Wendy had a ten year-long on-and-off relationship with insurance before she finally decided to take the leap and become a tiler.
Leaving the frustrating world of insurance
Her story began in a fairly typical way: she was was fresh out of college when she fell into her first City job, selling insurance. “It was the kind of job that will get you a mortgage and if you have kids it will provide your family with some stability,” Wendy said. “But that world can also be problematic. It depends on what you want out of life and I think you get to the point where you have to ask yourself what you want out of yours.”
But even then, pursuing a new life wasn’t a linear path. “I changed my mind many times,” Wendy admitted. “Every time you think, ‘I’ll make it in this place’ or ‘I’ll get on okay in this place’, hoping it will make a difference, but there comes a point when you just have to admit that you’re just not doing what you’re supposed to be doing.”
She describes coming into work one day and finding that her desk had been moved. “It was a minor thing, But it was still something which I had no control over,” Wendy said. “No matter how hard I worked—no matter how early I came in, no matter how late I left, no matter how thoroughly I met all my goals, I couldn’t get a pay rise if the department as a whole hadn’t reached their targets. I was limited as to what I was able to achieve, because I always had to operate within the company’s structure. Over time, the complete lack of control in my working life really got to me. It translated to a feeling of a complete lack of control in other areas of my life as well.”
The home renovation that kickstarted a new passion
So, how did she get to tiling? It happened as a bit of an accident, really. When Wendy and her fiancé decided to move, along with a newborn, into one of the properties that she had been renting out for years prior, they knew that they would have to renovate it before moving in. The timing wasn’t great—Wendy was pregnant and had left her insurance job just a few months prior.
With a tight budget, they decided to work out what renovation work they could do themselves. Wendy decided to take on the tiling because it seemed like a fun project. She took a few DIY courses to get a hang of the basics. Then she went out, bought the right tools and got to work. She tiled both her kitchen and her bathroom and was pleasantly surprised with the results.
Armed with all the right tools, Wendy thought she would see if she could make back some of the money she had spent purchasing them. She put up a couple of ads, got some responses and was on her way. “I learned by experience, getting better and better with each job,” Wendy said. “Which is as it should be, because every job is different in a completely unique way. For example, natural stone tiles require sealing and a special kind of maintenance. Each time I encounter different tiles, I realise that there’s a gap in my knowledge. I’ve enrolled in a trade school to get an NVQ qualification in tiling—I’m on my final but now I need to finish a few actual jobs and have them assessed as part of my portfolio.
Why more women should consider trade work
Wendy has been working closely with Women and Manual Trade, a charity that provide women pursuing building careers with a lot of support. They have allocated her a mentor who can help with setting up a business from putting a plan together to marketing to recruitment. She’s ready to start recruiting to expand her business and she’s made a commitment to recruiting other women. Why are women such a great fit for her business?

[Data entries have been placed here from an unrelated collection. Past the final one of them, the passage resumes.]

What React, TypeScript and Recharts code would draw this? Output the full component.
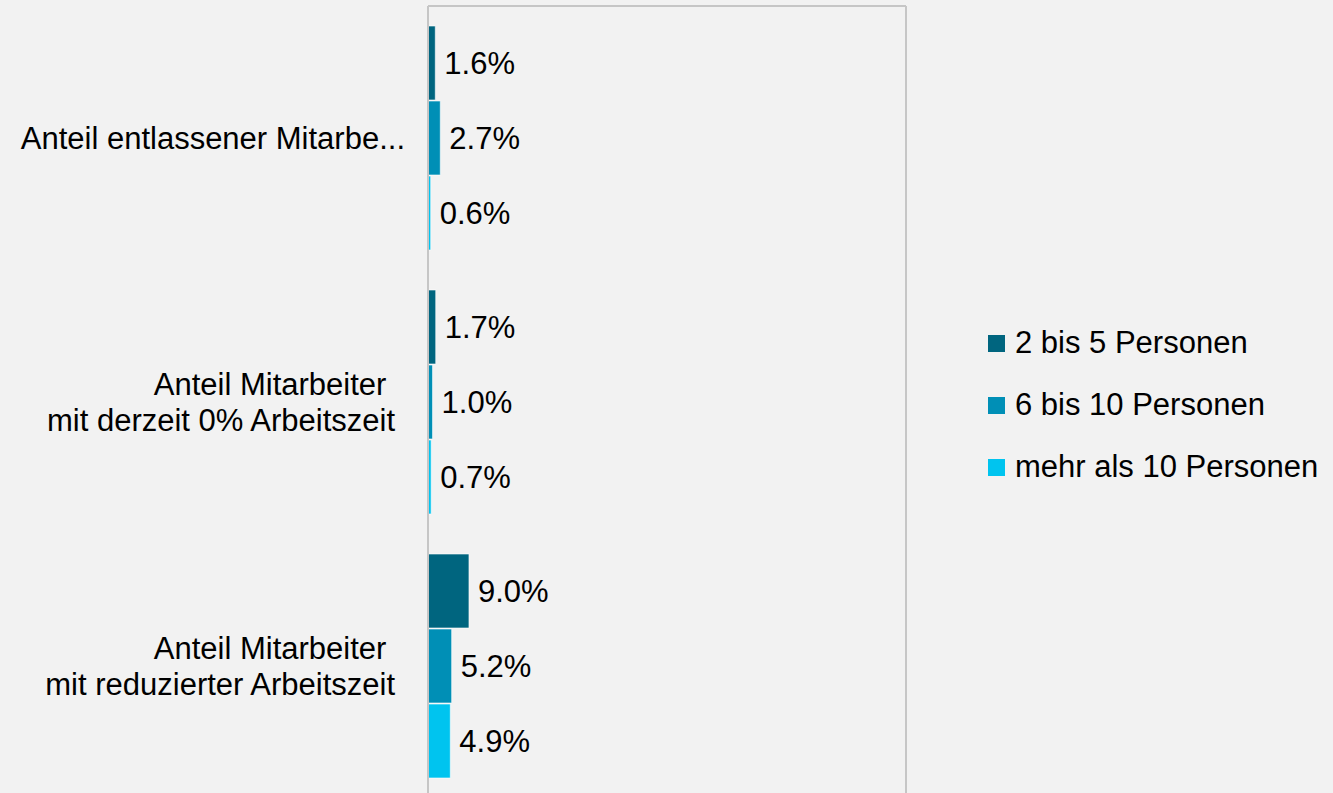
import { Bar, BarChart, LabelList, ReferenceLine, XAxis, YAxis } from 'recharts'

const categories = [
  ['Anteil entlassener Mitarbe...'],
  ['Anteil Mitarbeiter ', 'mit derzeit 0% Arbeitszeit'],
  ['Anteil Mitarbeiter ', 'mit reduzierter Arbeitszeit'],
]
const seriesNames = ['2 bis 5 Personen', '6 bis 10 Personen', 'mehr als 10 Personen']
const small = [1.6, 1.7, 9.0]
const medium = [2.7, 1.0, 5.2]
const large = [0.6, 0.7, 4.9]
const colors = ['#00657f', '#008fb6', '#00c4ef']

const FONT = 'Arial, "Liberation Sans", sans-serif'
const FS = 31

const data = categories.map((lines, i) => ({
  name: lines.join('\n'),
  s0: small[i],
  s1: medium[i],
  s2: large[i],
}))

function CategoryTick(props: any) {
  const { x, y, payload } = props
  const lines: string[] = String(payload.value).split('\n')
  const right = lines.length > 1 ? x - 25 : x - 15
  const start = -((lines.length - 1) * 36) / 2
  return (
    <text
      x={right}
      y={y}
      textAnchor="end"
      fontSize={FS}
      fontFamily={FONT}
      fill="#000"
      style={{ whiteSpace: 'pre' }}
    >
      {lines.map((l, i) => (
        <tspan key={i} x={right} dy={i === 0 ? start : 36} dominantBaseline="central">
          {l}
        </tspan>
      ))}
    </text>
  )
}

export default function App() {
  const keys = ['s0', 's1', 's2']
  return (
    <div
      style={{
        position: 'fixed',
        left: 0,
        top: 0,
        width: 1333,
        height: 793,
        overflow: 'hidden',
        background: '#f2f2f2',
        fontFamily: FONT,
      }}
    >
      <BarChart
        width={1333}
        height={800}
        data={data}
        layout="vertical"
        margin={{ top: 5, right: 427, bottom: 2, left: 0 }}
        barCategoryGap={20}
        barGap={1}
      >
        <XAxis
          type="number"
          orientation="top"
          domain={[0, 105]}
          height={1}
          tick={false}
          tickLine={false}
          axisLine={{ stroke: '#c6c6c6', strokeWidth: 2 }}
        />
        <YAxis
          type="category"
          dataKey="name"
          width={428}
          tickLine={false}
          axisLine={{ stroke: '#c6c6c6', strokeWidth: 2 }}
          tick={<CategoryTick />}
          interval={0}
        />
        <ReferenceLine x={105} stroke="#c6c6c6" strokeWidth={2} />
        {keys.map((k, i) => (
          <Bar
            key={k}
            dataKey={k}
            name={seriesNames[i]}
            fill={colors[i]}
            stroke="rgba(255,255,255,0.6)"
            strokeWidth={1}
            isAnimationActive={false}
          >
            <LabelList
              dataKey={k}
              position="right"
              offset={9}
              formatter={(v: any) => `${Number(v).toFixed(1)}%`}
              fill="#000"
              fontSize={FS}
              fontFamily={FONT}
            />
          </Bar>
        ))}
      </BarChart>
      <div style={{ position: 'absolute', left: 988, top: 323 }}>
        {seriesNames.map((n, i) => (
          <div
            key={n}
            style={{ display: 'flex', alignItems: 'center', height: 40, marginBottom: i < 2 ? 22 : 0 }}
          >
            <span style={{ width: 17, height: 17, background: colors[i], marginRight: 10, flexShrink: 0 }} />
            <span style={{ fontSize: FS, color: '#000', lineHeight: '40px' }}>{n}</span>
          </div>
        ))}
      </div>
    </div>
  )
}
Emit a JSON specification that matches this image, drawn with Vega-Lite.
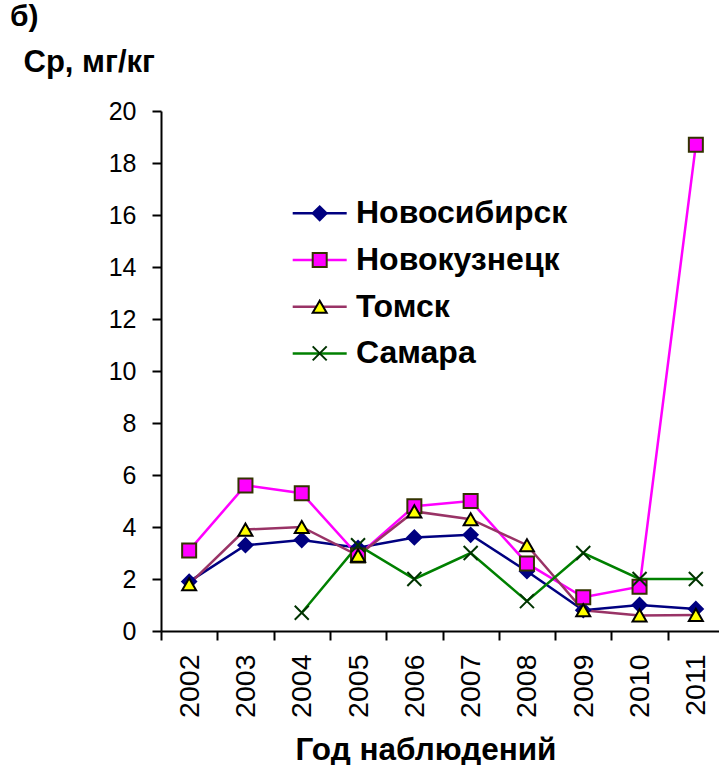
{
  "$schema": "https://vega.github.io/schema/vega-lite/v6.json",
  "autosize": {"type": "none"},
  "width": 558,
  "height": 520,
  "padding": {"left": 161, "top": 111, "right": 0, "bottom": 134},
  "background": "white",
  "title": {
    "text": "б)",
    "anchor": "start",
    "frame": "group",
    "align": "left",
    "baseline": "alphabetic",
    "offset": 0,
    "dx": -151,
    "dy": 10,
    "font": "Liberation Sans",
    "fontSize": 30,
    "fontWeight": "bold",
    "color": "black"
  },
  "data": {
    "values": [
      {"year": "2002", "city": "Новосибирск", "value": 1.9},
      {"year": "2003", "city": "Новосибирск", "value": 3.3},
      {"year": "2004", "city": "Новосибирск", "value": 3.5},
      {"year": "2005", "city": "Новосибирск", "value": 3.2},
      {"year": "2006", "city": "Новосибирск", "value": 3.6},
      {"year": "2007", "city": "Новосибирск", "value": 3.7},
      {"year": "2008", "city": "Новосибирск", "value": 2.3},
      {"year": "2009", "city": "Новосибирск", "value": 0.8},
      {"year": "2010", "city": "Новосибирск", "value": 1.0},
      {"year": "2011", "city": "Новосибирск", "value": 0.85},
      {"year": "2002", "city": "Новокузнецк", "value": 3.1},
      {"year": "2003", "city": "Новокузнецк", "value": 5.6},
      {"year": "2004", "city": "Новокузнецк", "value": 5.3},
      {"year": "2005", "city": "Новокузнецк", "value": 2.9},
      {"year": "2006", "city": "Новокузнецк", "value": 4.8},
      {"year": "2007", "city": "Новокузнецк", "value": 5.0},
      {"year": "2008", "city": "Новокузнецк", "value": 2.6},
      {"year": "2009", "city": "Новокузнецк", "value": 1.3},
      {"year": "2010", "city": "Новокузнецк", "value": 1.7},
      {"year": "2011", "city": "Новокузнецк", "value": 18.7},
      {"year": "2002", "city": "Томск", "value": 1.8},
      {"year": "2003", "city": "Томск", "value": 3.9},
      {"year": "2004", "city": "Томск", "value": 4.0},
      {"year": "2005", "city": "Томск", "value": 2.9},
      {"year": "2006", "city": "Томск", "value": 4.6},
      {"year": "2007", "city": "Томск", "value": 4.3},
      {"year": "2008", "city": "Томск", "value": 3.3},
      {"year": "2009", "city": "Томск", "value": 0.8},
      {"year": "2010", "city": "Томск", "value": 0.6},
      {"year": "2011", "city": "Томск", "value": 0.62},
      {"year": "2004", "city": "Самара", "value": 0.7},
      {"year": "2005", "city": "Самара", "value": 3.3},
      {"year": "2006", "city": "Самара", "value": 2.0},
      {"year": "2007", "city": "Самара", "value": 3.0},
      {"year": "2008", "city": "Самара", "value": 1.15},
      {"year": "2009", "city": "Самара", "value": 3.0},
      {"year": "2010", "city": "Самара", "value": 2.0},
      {"year": "2011", "city": "Самара", "value": 2.0}
    ]
  },
  "encoding": {
    "x": {
      "field": "year",
      "type": "ordinal",
      "scale": {"type": "band", "paddingInner": 0, "paddingOuter": 0, "range": [0, 563]},
      "axis": {
        "title": "Год наблюдений",
        "titleX": 264.5,
        "titleY": 128,
        "titleAlign": "center",
        "titleBaseline": "alphabetic",
        "titleFont": "Liberation Sans",
        "titleFontSize": 31.5,
        "titleFontWeight": "bold",
        "titleColor": "black",
        "labelAngle": -90,
        "labelAlign": "right",
        "labelBaseline": "middle",
        "labelFont": "Liberation Sans",
        "labelFontSize": 28.5,
        "labelColor": "black",
        "labelPadding": 14,
        "tickBand": "extent",
        "tickSize": 9,
        "tickWidth": 2,
        "tickColor": "black",
        "domainColor": "black",
        "domainWidth": 2,
        "grid": false
      }
    },
    "y": {
      "field": "value",
      "type": "quantitative",
      "scale": {"domain": [0, 20], "nice": false, "zero": true},
      "axis": {
        "title": "Ср, мг/кг",
        "titleAngle": 0,
        "titleX": -138,
        "titleY": -40,
        "titleAlign": "left",
        "titleBaseline": "alphabetic",
        "titleFont": "Liberation Sans",
        "titleFontSize": 31,
        "titleFontWeight": "bold",
        "titleColor": "black",
        "values": [0, 2, 4, 6, 8, 10, 12, 14, 16, 18, 20],
        "labelFont": "Liberation Sans",
        "labelFontSize": 25,
        "labelColor": "black",
        "labelPadding": 16,
        "tickSize": 9,
        "tickWidth": 2,
        "tickColor": "black",
        "domainColor": "black",
        "domainWidth": 2,
        "grid": false
      }
    }
  },
  "layer": [
    {
      "mark": {"type": "line", "strokeWidth": 2.5},
      "encoding": {
        "color": {
          "field": "city",
          "type": "nominal",
          "scale": {
            "domain": ["Новосибирск", "Новокузнецк", "Томск", "Самара"],
            "range": ["#000080", "#FF00FF", "#993366", "#008000"]
          },
          "legend": {
            "title": null,
            "orient": "none",
            "legendX": 142.7,
            "legendY": 86.3,
            "padding": 0,
            "symbolType": "M-3.857,0L3.857,0",
            "symbolSize": 196,
            "symbolStrokeWidth": 2.5,
            "labelFont": "Liberation Sans",
            "labelFontSize": 32,
            "labelFontWeight": "bold",
            "labelColor": "black",
            "labelLimit": 400,
            "labelOffset": 20.3,
            "rowPadding": 14.7
          }
        }
      }
    },
    {
      "transform": [{"calculate": "datum.city", "as": "series"}],
      "mark": {"type": "point", "filled": true, "opacity": 1, "size": 196, "strokeWidth": 2},
      "encoding": {
        "shape": {
          "field": "series",
          "type": "nominal",
          "sort": ["Новосибирск", "Новокузнецк", "Томск", "Самара"],
          "scale": {"range": ["diamond", "square", "triangle-up", "M-1,-1L1,1M-1,1L1,-1"]},
          "legend": {
            "title": null,
            "orient": "none",
            "legendX": 142.7,
            "legendY": 86.3,
            "padding": 0,
            "symbolSize": 196,
            "symbolStrokeWidth": 2,
            "symbolOpacity": 1,
            "symbolFillColor": {"expr": "scale('fill', datum.value)"},
            "symbolStrokeColor": {"expr": "scale('stroke', datum.value)"},
            "labelFont": "Liberation Sans",
            "labelFontSize": 32,
            "labelFontWeight": "bold",
            "labelColor": "transparent",
            "labelLimit": 400,
            "labelOffset": 20.3,
            "rowPadding": 14.7
          }
        },
        "fill": {
          "field": "series",
          "type": "nominal",
          "sort": ["Новосибирск", "Новокузнецк", "Томск", "Самара"],
          "scale": {"range": ["#000080", "#FF00FF", "#FFFF00", "transparent"]},
          "legend": null
        },
        "stroke": {
          "field": "series",
          "type": "nominal",
          "sort": ["Новосибирск", "Новокузнецк", "Томск", "Самара"],
          "scale": {"range": ["#000080", "#333300", "#000000", "#003300"]},
          "legend": null
        }
      }
    }
  ],
  "config": {
    "view": {"stroke": null},
    "font": "Liberation Sans"
  }
}
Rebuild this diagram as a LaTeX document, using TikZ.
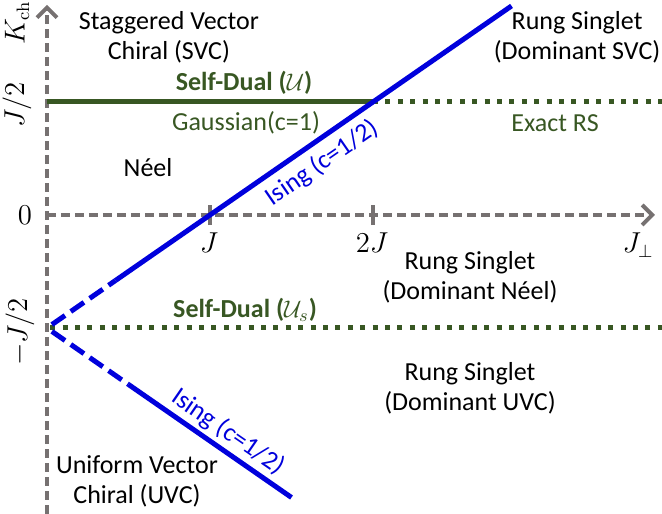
\documentclass[tikz,border=0pt]{standalone}
\usepackage[no-math]{fontspec}
\setmainfont{Carlito}
\usetikzlibrary{arrows.meta}

\definecolor{axisGray}{RGB}{118,113,113}
\definecolor{dualGreen}{RGB}{56,87,35}
\definecolor{isingBlue}{RGB}{0,0,220}

\begin{document}
\begin{tikzpicture}[x=81.5pt, y=113pt,
    axisStyle/.style={draw=axisGray, line width=2pt, dash pattern=on 4.5pt off 2.5pt, -{Straight Barb[length=5pt, width=10pt, line width=2pt]}},
    tickStyle/.style={draw=axisGray, line width=2pt},
    isingStyle/.style={draw=isingBlue, line width=2.5pt},
    isingDashStyle/.style={isingStyle, dash pattern=on 8pt off 3.5pt},
    dualStyle/.style={draw=dualGreen, line width=2.5pt},
    dualDotStyle/.style={dualStyle, dash pattern=on 2.5pt off 3.7pt},
    phaseStyle/.style={align=center, font=\fontsize{13}{15}\selectfont, inner sep=0pt},
    greenStyle/.style={phaseStyle, text=dualGreen},
    greenBoldStyle/.style={greenStyle, font=\fontsize{13}{15}\selectfont\bfseries},
    blueStyle/.style={phaseStyle, text=isingBlue},
    mathStyle/.style={font=\fontsize{13.5}{15}\selectfont, inner sep=0pt}]
    \useasboundingbox (-0.2883,-1.323) rectangle (3.773,0.9513);

    % axes
    \coordinate (orig)  at (0,0);
    \coordinate (yBot)  at (0,-1.323);
    \coordinate (yTop)  at (0,0.93);
    \coordinate (xEnd)  at (3.73,0);
    \draw[axisStyle] (yBot) -- (yTop);
    \draw[axisStyle] (orig) -- (xEnd);

    \coordinate (tick1_b) at (1,-0.045);
    \coordinate (tick1_t) at (1, 0.045);
    \coordinate (tick2_b) at (2,-0.045);
    \coordinate (tick2_t) at (2, 0.045);
    \draw[tickStyle] (tick1_b) -- (tick1_t);
    \draw[tickStyle] (tick2_b) -- (tick2_t);

    % self-dual lines
    \coordinate (dualU_0) at (0,0.5);
    \coordinate (dualU_1) at (2,0.5);
    \coordinate (dualU_2) at (3.773,0.5);
    \coordinate (dualS_0) at (0.02,-0.5);
    \coordinate (dualS_1) at (3.773,-0.5);
    \draw[dualStyle] (dualU_0) -- (dualU_1);
    \draw[dualDotStyle] (dualU_1) -- (dualU_2);
    \draw[dualDotStyle] (dualS_0) -- (dualS_1);

    % Ising lines
    \coordinate (isUp_0)  at (0.03,-0.485);
    \coordinate (isUp_1)  at (0.42,-0.29);
    \coordinate (isUp_2)  at (2.85,0.925);
    \coordinate (isLow_0) at (0.03,-0.515);
    \coordinate (isLow_1) at (0.5,-0.75);
    \coordinate (isLow_2) at (1.5,-1.25);
    \draw[isingDashStyle] (isUp_0) -- (isUp_1);
    \draw[isingStyle] (isUp_1) -- (isUp_2);
    \draw[isingDashStyle] (isLow_0) -- (isLow_1);
    \draw[isingStyle] (isLow_1) -- (isLow_2);

    % axis labels
    \node[mathStyle, rotate=90] (lab_K)  at (-0.184, 0.850) {$K_{\mathrm{ch}}$};
    \node[mathStyle, rotate=90] (lab_h)  at (-0.184, 0.487) {$J/2$};
    \node[mathStyle]            (lab_0)  at (-0.135, 0)     {$0$};
    \node[mathStyle, rotate=90] (lab_mh) at (-0.166,-0.518) {$-J/2$};
    \node[mathStyle] (lab_J)  at (0.994,-0.124) {$J$};
    \node[mathStyle] (lab_2J) at (1.994,-0.124) {$2J$};
    \node[mathStyle] (lab_Jp) at (3.626,-0.133) {$J_\perp$};

    % phases
    \node[phaseStyle] (svc)    at (0.748, 0.785) {Staggered Vector\\Chiral (SVC)};
    \node[phaseStyle] (rsSvc)  at (3.252, 0.788) {Rung Singlet\\(Dominant SVC)};
    \node[phaseStyle] (neel)   at (0.620, 0.212) {Néel};
    \node[phaseStyle] (rsNeel) at (2.595,-0.274) {Rung Singlet\\(Dominant Néel)};
    \node[phaseStyle] (rsUvc)  at (2.595,-0.765) {Rung Singlet\\(Dominant UVC)};
    \node[phaseStyle] (uvc)    at (0.552,-1.177) {Uniform Vector\\Chiral (UVC)};

    % line labels
    \node[greenBoldStyle] (selfU) at (1.209, 0.584) {Self-Dual ($\mathcal{U}$)};
    \node[greenStyle]     (gauss) at (1.221, 0.407) {Gaussian(c=1)};
    \node[greenStyle]     (exRS)  at (3.117, 0.407) {Exact RS};
    \node[greenBoldStyle] (selfS) at (1.215,-0.420) {Self-Dual ($\mathcal{U}_s$)};
    \node[blueStyle, rotate=34.6]  (isUpLab)  at (1.687, 0.230) {Ising (c=1/2)};
    \node[blueStyle, rotate=-34.6] (isLowLab) at (1.110,-0.960) {Ising (c=1/2)};
\end{tikzpicture}
\end{document}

“Trade work provides the ultimate flexibility for women like myself, who have families,” Wendy explained. “I left the insurance world before I had my son, but even then I was beginning to think about what my personal responsibilities would look like in a few years and I wanted to find a way to have a bit more freedom in my day-to-day life. And I’m glad I took steps to give myself that freedom.
When my son was a little younger, he would get sick a lot and I would often get a call from the nursery saying that I needed to go and pick him up. As a builder, if you have to turn down a job to attend to your sick child, it impacts only you. But in the professional working world, it impacts the department and the company and a whole load of people get upset with you.”
The reality of being a woman in a male-dominated industry
Wendy calls herself “The Female Tiler” so anybody who hires her knows what they’re getting. As it happens, it’s a good thing, because a lot of people seek her out especially because she’s a woman—it’s often single women who feel more comfortable having another woman in the house. “I stick to domestic projects now because I tried working on-site a couple of times and it didn’t go down very well—there’s always a certain degree of sexism on-site that there simply isn’t when you do independent domestic work,” Wendy said. “But it’s also just about what you’re comfortable with—I prefer directly communicating with customers, I enjoy building a relationship with them. It’s also just easier having your own clients in terms of flexibility—you can choose when you do and finish jobs, you can set your own schedule.”
But all of that doesn’t mean that Wendy is particularly pro-women. “I think there’s a place for both men and women in the building trade,” she said. “There is absolutely no reason why we shouldn’t be able to work alongside each other. In fact, I think we’ll be able to complement each other quite well. There’s no reason why it should be us against them.”